Frequently Asked Questions (FAQ)
1. Can PPR pipes handle highly concentrated acids?
While PPR is resistant to a wide range of dilute acids and alkalis, its suitability for highly concentrated or specific aggressive chemicals (like concentrated oxidizing acids) should be verified. Always consult the manufacturer’s chemical resistance chart for the specific chemical and concentration before installation.
2. How does the temperature resistance of PPR compare to CPVC?
Chlorinated Polyvinyl Chloride (CPVC) generally has a higher continuous operating temperature (up to 90-100°C) compared to PPR (70°C). The choice between them depends on the specific temperature requirements and the chemical compatibility of the fluid being transported.
3. Are PPR fittings suitable for outdoor use?

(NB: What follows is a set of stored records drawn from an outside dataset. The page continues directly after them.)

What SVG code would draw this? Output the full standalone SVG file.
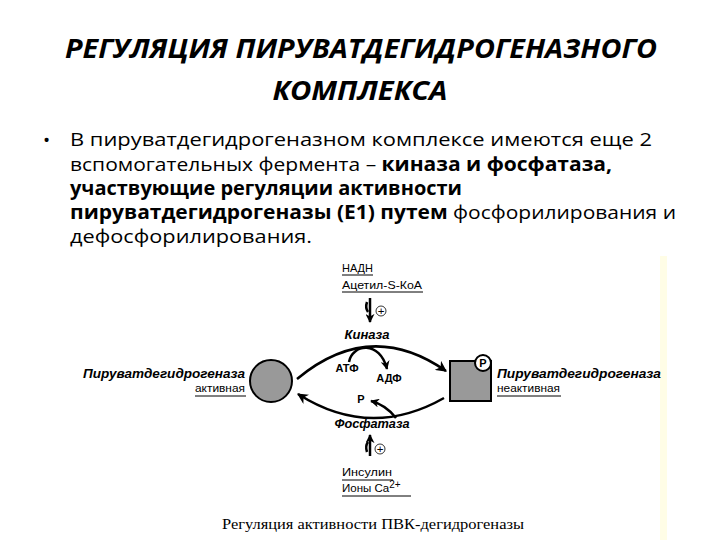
<svg xmlns="http://www.w3.org/2000/svg" width="720" height="540" viewBox="0 0 720 540">
<defs>
<marker id="ah" viewBox="0 0 10 10" refX="9" refY="5" markerWidth="11" markerHeight="11" markerUnits="userSpaceOnUse" orient="auto"><path d="M0,0 L10,5 L0,10 L3,5 Z" fill="#000"/></marker>
<marker id="ahs" viewBox="0 0 10 10" refX="9" refY="5" markerWidth="9" markerHeight="9" markerUnits="userSpaceOnUse" orient="auto"><path d="M0,0 L10,5 L0,10 L3,5 Z" fill="#000"/></marker>
</defs>
<style>
.title{font-family:"Open Sans","Liberation Sans",sans-serif;font-weight:bold;font-style:italic;font-size:26px;fill:#000}
.body{font-family:"Open Sans","Liberation Sans",sans-serif;font-size:19px;fill:#000}
.b{font-weight:bold}
.lab{font-family:"Liberation Sans",Arial,sans-serif;font-size:11.5px;fill:#000}
.enz{font-family:"Liberation Sans",Arial,sans-serif;font-size:12.5px;font-weight:bold;font-style:italic;fill:#000}
.sm{font-family:"Liberation Sans",Arial,sans-serif;font-size:11px;font-weight:bold;fill:#000}
.ln{stroke:#000;stroke-width:2.5;fill:none}
.ul{stroke:#000;stroke-width:1}
.cap{font-family:"Liberation Serif","Times New Roman",serif;font-size:15px;fill:#000}
</style>
<rect width="720" height="540" fill="#fff"/>
<rect x="660" y="256" width="7" height="284" fill="#fffde6"/>
<g id="title">
<text class="title" x="361" y="58" text-anchor="middle" textLength="592" lengthAdjust="spacingAndGlyphs">РЕГУЛЯЦИЯ ПИРУВАТДЕГИДРОГЕНАЗНОГО</text>
<text class="title" x="360" y="100" text-anchor="middle" textLength="175" lengthAdjust="spacingAndGlyphs">КОМПЛЕКСА</text>
</g>
<g id="bullet">
<text class="body" x="43" y="147" font-size="24">•</text>
<text class="body" x="70" y="146" textLength="582" lengthAdjust="spacingAndGlyphs">В пируватдегидрогеназном комплексе имеются еще 2</text>
<text class="body" x="70" y="171" textLength="542" lengthAdjust="spacingAndGlyphs">вспомогательных фермента – <tspan class="b">киназа и фосфатаза,</tspan></text>
<text class="body b" x="70" y="195" textLength="392" lengthAdjust="spacingAndGlyphs">участвующие регуляции активности</text>
<text class="body" x="70" y="219" textLength="606" lengthAdjust="spacingAndGlyphs"><tspan class="b">пируватдегидрогеназы (Е1) путем</tspan> фосфорилирования и</text>
<text class="body" x="70" y="243" textLength="242" lengthAdjust="spacingAndGlyphs">дефосфорилирования.</text>
</g>
<g id="activators">
<text class="lab" x="342" y="272" textLength="31" lengthAdjust="spacingAndGlyphs">НАДН</text>
<line class="ul" x1="342" y1="275" x2="373" y2="275"/>
<text class="lab" x="342" y="289" textLength="80" lengthAdjust="spacingAndGlyphs">Ацетил-S-КоА</text>
<line class="ul" x1="342" y1="292" x2="423" y2="292"/>
<circle cx="381" cy="311" r="5" fill="#fff" stroke="#000" stroke-width="0.8"/>
<text class="lab" x="381" y="314.5" text-anchor="middle" font-size="9">+</text>
</g>
<g id="kinase"><text class="enz" x="367" y="339" text-anchor="middle" textLength="45" lengthAdjust="spacingAndGlyphs">Киназа</text></g>
<g id="active">
<text class="enz" x="245" y="378" text-anchor="end" textLength="162" lengthAdjust="spacingAndGlyphs">Пируватдегидрогеназа</text>
<text class="lab" x="245" y="392" text-anchor="end" textLength="50" lengthAdjust="spacingAndGlyphs">активная</text>
<line class="ul" x1="195" y1="396" x2="246" y2="396"/>
<circle cx="271" cy="381" r="21" fill="#999" stroke="#000" stroke-width="2"/>
</g>
<g id="inactive">
<rect x="450" y="361" width="41" height="40" fill="#999" stroke="#000" stroke-width="2"/>
<circle cx="483" cy="363" r="8" fill="#fff" stroke="#000" stroke-width="2"/>
<text class="sm" x="483" y="367" text-anchor="middle">P</text>
<text class="enz" x="497" y="378" textLength="164" lengthAdjust="spacingAndGlyphs">Пируватдегидрогеназа</text>
<text class="lab" x="497" y="392" textLength="63" lengthAdjust="spacingAndGlyphs">неактивная</text>
<line class="ul" x1="497" y1="396" x2="561" y2="396"/>
</g>
<g id="small-labels">
<text class="sm" x="347" y="372" text-anchor="middle">АТФ</text>
<text class="sm" x="389" y="382" text-anchor="middle">АДФ</text>
<text class="sm" x="361" y="403" text-anchor="middle">P</text>
</g>
<g id="phosphatase"><text class="enz" x="372" y="428" text-anchor="middle" textLength="75" lengthAdjust="spacingAndGlyphs">Фосфатаза</text></g>
<g id="inhibitors">
<circle cx="380" cy="449" r="5" fill="#fff" stroke="#000" stroke-width="0.8"/>
<text class="lab" x="380" y="452.5" text-anchor="middle" font-size="9">+</text>
<text class="lab" x="342" y="476" textLength="50" lengthAdjust="spacingAndGlyphs">Инсулин</text>
<line class="ul" x1="342" y1="480" x2="393" y2="480"/>
<text class="lab" x="342" y="492">Ионы Ca<tspan dy="-4" font-size="10">2+</tspan></text>
<line class="ul" x1="342" y1="496" x2="411" y2="496"/>
</g>
<g id="connectors">
<path class="ln" d="M297 379 Q370 318 446 371" marker-end="url(#ah)"/>
<path class="ln" d="M444 398 Q370 440 298 394" marker-end="url(#ah)"/>
<path class="ln" d="M349 362 C352 344 380 340 387 369" marker-end="url(#ahs)" stroke-width="2"/>
<path class="ln" d="M396 418 Q386 405 371 401" marker-end="url(#ahs)" stroke-width="2"/>
<path class="ln" d="M370 298 L370 322" marker-end="url(#ahs)" stroke-width="1.6"/>
<path class="ln" d="M367 302 Q365 308 368 312" stroke-width="1"/>
<path class="ln" d="M370 456 L370 435" marker-end="url(#ahs)" stroke-width="1.6"/>
<path class="ln" d="M367 452 Q365 446 368 442" stroke-width="1"/>
</g>
<g id="caption"><text class="cap" x="222" y="529" textLength="302" lengthAdjust="spacingAndGlyphs">Регуляция активности ПВК-дегидрогеназы</text></g>
</svg>
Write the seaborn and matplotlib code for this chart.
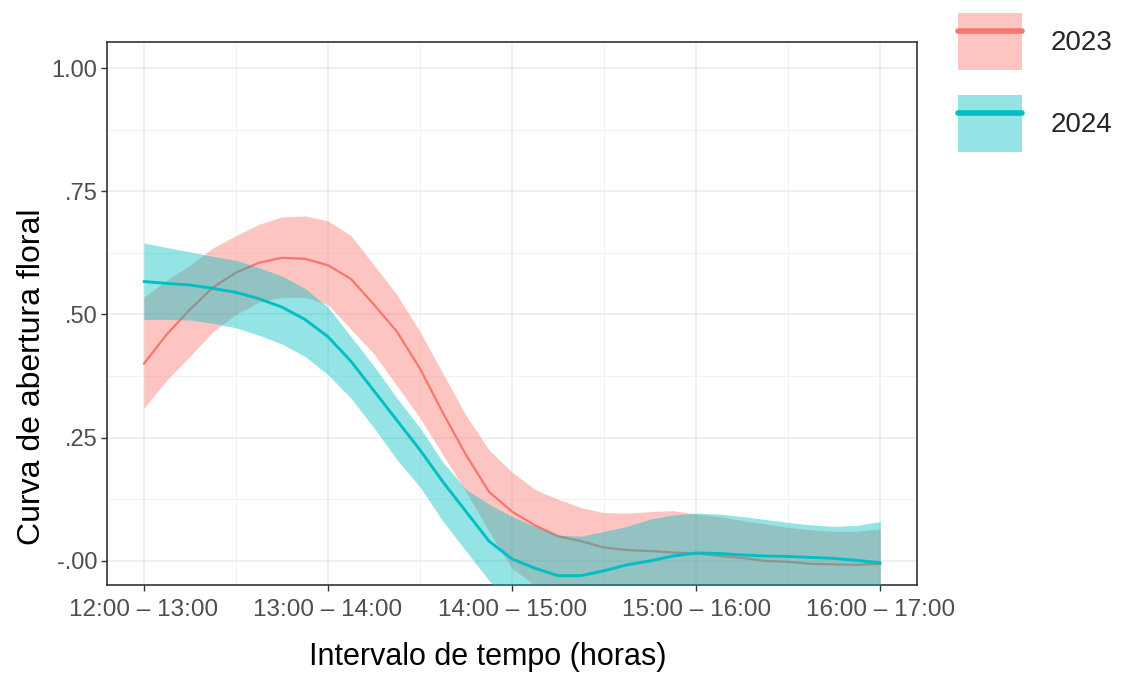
import matplotlib
matplotlib.use("Agg")
import matplotlib.pyplot as plt
import seaborn as sns
import pandas as pd
from matplotlib.patches import Patch
from matplotlib.lines import Line2D

# interval labels and positions along the time axis
intervals = ["12:00 – 13:00", "13:00 – 14:00", "14:00 – 15:00", "15:00 – 16:00", "16:00 – 17:00"]
x_pos = [1.0, 1.125, 1.25, 1.375, 1.5, 1.625, 1.75, 1.875,
         2.0, 2.125, 2.25, 2.375, 2.5, 2.625, 2.75, 2.875,
         3.0, 3.125, 3.25, 3.375, 3.5, 3.625, 3.75, 3.875,
         4.0, 4.125, 4.25, 4.375, 4.5, 4.625, 4.75, 4.875, 5.0]

# 2023 smooth fit and confidence band
fit_2023 = [0.40, 0.46, 0.51, 0.555, 0.585, 0.605, 0.615, 0.613,
            0.60, 0.572, 0.52, 0.465, 0.39, 0.30, 0.215, 0.14,
            0.10, 0.072, 0.05, 0.04, 0.027, 0.022, 0.02, 0.017,
            0.015, 0.01, 0.006, 0.0, -0.002, -0.006, -0.007, -0.008, -0.006]
lo_2023 = [0.31, 0.367, 0.415, 0.465, 0.50, 0.525, 0.535, 0.535,
           0.52, 0.47, 0.42, 0.355, 0.29, 0.215, 0.14, 0.06,
           -0.015, -0.05, -0.08, -0.10, -0.10, -0.10, -0.10, -0.10,
           -0.10, -0.10, -0.10, -0.10, -0.10, -0.10, -0.10, -0.10, -0.10]
hi_2023 = [0.535, 0.57, 0.60, 0.635, 0.66, 0.683, 0.698, 0.70,
           0.69, 0.66, 0.60, 0.54, 0.465, 0.38, 0.295, 0.225,
           0.18, 0.145, 0.125, 0.108, 0.098, 0.097, 0.10, 0.102,
           0.095, 0.09, 0.082, 0.075, 0.068, 0.063, 0.06, 0.06, 0.065]

# 2024 smooth fit and confidence band
fit_2024 = [0.567, 0.563, 0.56, 0.553, 0.545, 0.532, 0.515, 0.49,
            0.455, 0.405, 0.345, 0.285, 0.225, 0.16, 0.10, 0.04,
            0.004, -0.015, -0.03, -0.03, -0.02, -0.008, 0.0, 0.01,
            0.016, 0.015, 0.012, 0.01, 0.009, 0.007, 0.005, 0.001, -0.004]
lo_2024 = [0.49, 0.49, 0.489, 0.482, 0.473, 0.458, 0.44, 0.415,
           0.378, 0.33, 0.27, 0.205, 0.15, 0.08, 0.02, -0.04,
           -0.09, -0.12, -0.12, -0.12, -0.12, -0.12, -0.12, -0.12,
           -0.12, -0.12, -0.12, -0.12, -0.12, -0.12, -0.12, -0.12, -0.12]
hi_2024 = [0.645, 0.636, 0.627, 0.618, 0.61, 0.595, 0.578, 0.553,
           0.515, 0.455, 0.395, 0.33, 0.27, 0.20, 0.145, 0.115,
           0.09, 0.07, 0.052, 0.05, 0.06, 0.07, 0.085, 0.093,
           0.097, 0.095, 0.09, 0.084, 0.078, 0.073, 0.07, 0.072, 0.08]

years = ["2023", "2024"]
colors = ["#F8766D", "#00BFC4"]

sns.set_theme(style="white")
plt.rcParams['font.family'] = ['Liberation Sans', 'DejaVu Sans']

fig = plt.figure(figsize=(11.21, 6.84), dpi=100)
ax = fig.add_axes([0.0955, 0.1447, 0.7226, 0.7939])

series = [(fit_2023, lo_2023, hi_2023, 1.6), (fit_2024, lo_2024, hi_2024, 2.1)]
for i, (fit, lo, hi, lw) in enumerate(series):
    z = 2 + i
    ax.fill_between(x_pos, lo, hi, color=colors[i], alpha=0.42, lw=0, zorder=z)
    sns.lineplot(x=x_pos, y=fit, color=colors[i], linewidth=lw, ax=ax, zorder=z + 0.5)

ax.set_xlim(0.8, 5.2)
ax.set_ylim(-0.049, 1.053)
ax.set_xticks([1, 2, 3, 4, 5])
ax.set_xticklabels(intervals)
ax.set_xticks([1.5, 2.5, 3.5, 4.5], minor=True)
ax.set_yticks([0, 0.25, 0.5, 0.75, 1.0])
ax.set_yticklabels(["-.00", ".25", ".50", ".75", "1.00"])
ax.set_yticks([0.125, 0.375, 0.625, 0.875], minor=True)

ax.set_axisbelow(True)
ax.grid(which='major', color='#EBEBEB', linewidth=1.1)
ax.grid(which='minor', color='#F2F2F2', linewidth=0.8)
for s in ax.spines.values():
    s.set_color('#333333')
    s.set_linewidth(1.2)

ax.tick_params(axis='both', which='major', length=4, width=1, color='#333333',
               labelcolor='#4D4D4D', bottom=True, left=True)
ax.tick_params(axis='x', labelsize=17.5, pad=6)
ax.tick_params(axis='y', labelsize=17, pad=3)
ax.tick_params(which='minor', length=0)

ax.set_xlabel("Intervalo de tempo (horas)", fontsize=22, color='black')
ax.set_ylabel("Curva de abertura floral", fontsize=23, color='black')
ax.xaxis.set_label_coords(0.47, -0.105)
ax.yaxis.set_label_coords(-0.074, 0.383)

handles = [(Patch(facecolor=c, alpha=0.42, lw=0), Line2D([], [], color=c, lw=4)) for c in colors]
ax.legend(handles=handles, labels=years, loc='upper left',
          bbox_to_anchor=(0.8546, 0.981), bbox_transform=fig.transFigure,
          frameon=False, fontsize=20, handlelength=2.3, handleheight=2.77,
          labelspacing=0.9, handletextpad=1.05, borderpad=0, borderaxespad=0)

fig.savefig("out.png", dpi=100)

PPR is susceptible to degradation from prolonged exposure to direct ultraviolet (UV) rays from sunlight. If used outdoors, the pipes must be properly insulated or painted with a UV-protective coating to prevent brittleness and cracking over time.
4. What is the main difference between PPR and PVC pipes?
The key differences are temperature resistance and jointing. PPR has a much higher temperature tolerance than PVC (which is typically for cold water). Furthermore, PPR uses heat-fusion welding for joints, while PVC uses solvent cement, resulting in generally stronger and more reliable joints with PPR.
5. How do you join PPR fittings?
PPR fittings are joined to pipes using a specialized tool called a socket fusion welder. The welder heats the end of the pipe and the socket of the fitting to a precise temperature. The two heated parts are then pushed together and held steady as they cool, creating a permanent, monolithic bond.